SUPPLIED RECORDS:
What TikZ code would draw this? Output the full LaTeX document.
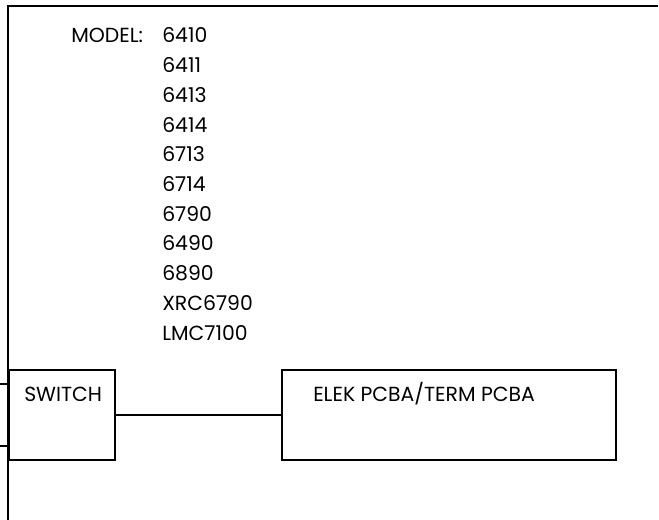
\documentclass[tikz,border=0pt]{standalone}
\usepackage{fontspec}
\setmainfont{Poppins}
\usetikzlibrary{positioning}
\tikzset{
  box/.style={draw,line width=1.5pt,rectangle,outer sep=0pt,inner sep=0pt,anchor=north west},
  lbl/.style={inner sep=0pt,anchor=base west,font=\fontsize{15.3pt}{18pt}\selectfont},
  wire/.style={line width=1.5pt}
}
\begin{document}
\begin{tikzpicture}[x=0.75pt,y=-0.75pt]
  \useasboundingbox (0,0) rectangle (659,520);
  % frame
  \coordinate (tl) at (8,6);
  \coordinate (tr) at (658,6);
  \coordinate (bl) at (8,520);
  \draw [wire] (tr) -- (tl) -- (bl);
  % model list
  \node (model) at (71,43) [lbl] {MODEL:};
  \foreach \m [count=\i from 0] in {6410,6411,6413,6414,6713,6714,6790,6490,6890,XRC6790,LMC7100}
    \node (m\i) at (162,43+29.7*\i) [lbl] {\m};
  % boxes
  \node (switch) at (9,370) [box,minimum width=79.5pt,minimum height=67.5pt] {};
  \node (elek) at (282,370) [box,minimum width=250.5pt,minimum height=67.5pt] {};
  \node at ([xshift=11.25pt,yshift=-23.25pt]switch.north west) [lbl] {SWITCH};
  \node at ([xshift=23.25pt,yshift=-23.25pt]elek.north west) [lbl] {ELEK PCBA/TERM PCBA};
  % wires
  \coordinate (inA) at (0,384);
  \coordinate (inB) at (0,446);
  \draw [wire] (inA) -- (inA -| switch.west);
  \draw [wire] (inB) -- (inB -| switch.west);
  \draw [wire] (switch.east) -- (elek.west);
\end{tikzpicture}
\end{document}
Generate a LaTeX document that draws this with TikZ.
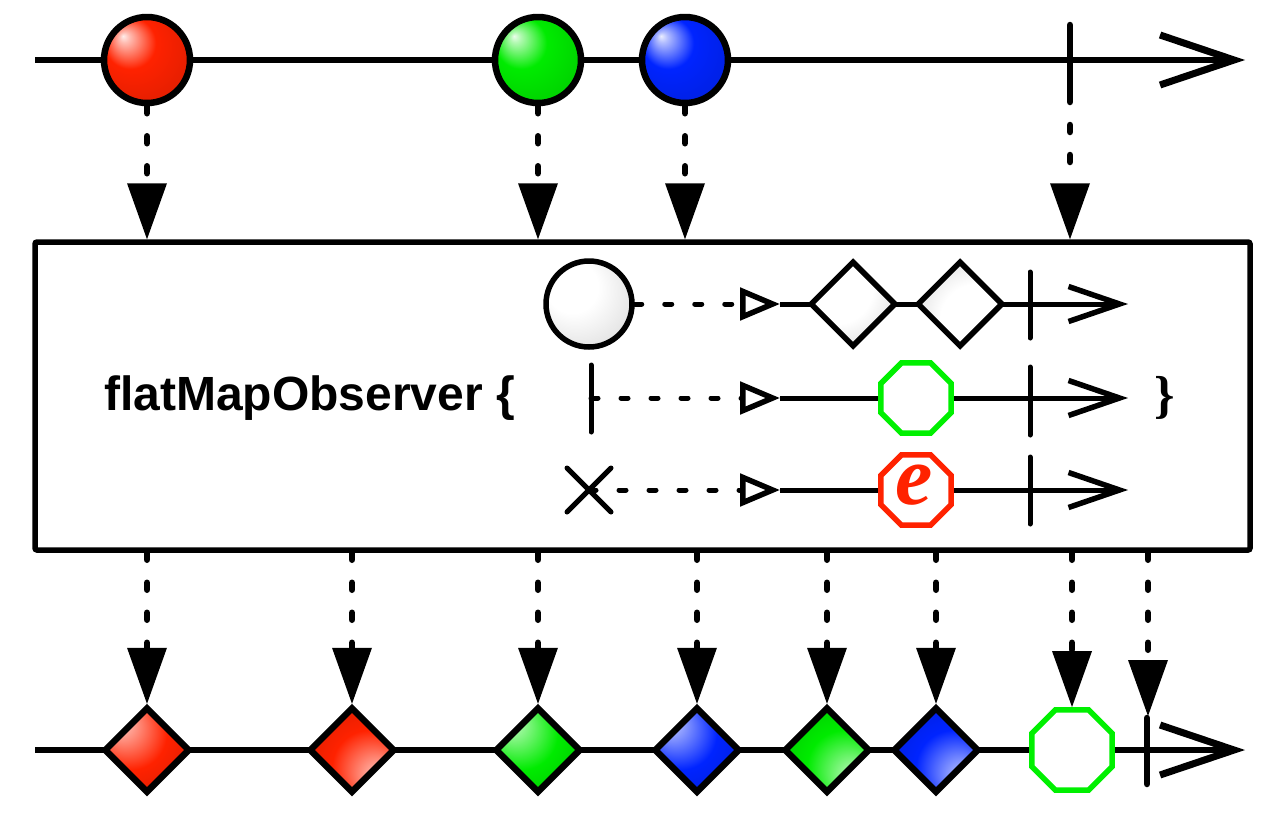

WHAT IS ASKED: Write out the whole listing again, exactly, with no pictures.

ANSWER FOR THIS EXERCISE:
What TikZ code would draw this? Output the full LaTeX document.
\documentclass[tikz,border=0pt]{standalone}
\usepackage{fontspec}
\setmainfont{Poppins}
\usetikzlibrary{positioning}
\tikzset{
  box/.style={draw,line width=1.5pt,rectangle,outer sep=0pt,inner sep=0pt,anchor=north west},
  lbl/.style={inner sep=0pt,anchor=base west,font=\fontsize{15.3pt}{18pt}\selectfont},
  wire/.style={line width=1.5pt}
}
\begin{document}
\begin{tikzpicture}[x=0.75pt,y=-0.75pt]
  \useasboundingbox (0,0) rectangle (659,520);
  % frame
  \coordinate (tl) at (8,6);
  \coordinate (tr) at (658,6);
  \coordinate (bl) at (8,520);
  \draw [wire] (tr) -- (tl) -- (bl);
  % model list
  \node (model) at (71,43) [lbl] {MODEL:};
  \foreach \m [count=\i from 0] in {6410,6411,6413,6414,6713,6714,6790,6490,6890,XRC6790,LMC7100}
    \node (m\i) at (162,43+29.7*\i) [lbl] {\m};
  % boxes
  \node (switch) at (9,370) [box,minimum width=79.5pt,minimum height=67.5pt] {};
  \node (elek) at (282,370) [box,minimum width=250.5pt,minimum height=67.5pt] {};
  \node at ([xshift=11.25pt,yshift=-23.25pt]switch.north west) [lbl] {SWITCH};
  \node at ([xshift=23.25pt,yshift=-23.25pt]elek.north west) [lbl] {ELEK PCBA/TERM PCBA};
  % wires
  \coordinate (inA) at (0,384);
  \coordinate (inB) at (0,446);
  \draw [wire] (inA) -- (inA -| switch.west);
  \draw [wire] (inB) -- (inB -| switch.west);
  \draw [wire] (switch.east) -- (elek.west);
\end{tikzpicture}
\end{document}
Generate a LaTeX document that draws this with TikZ.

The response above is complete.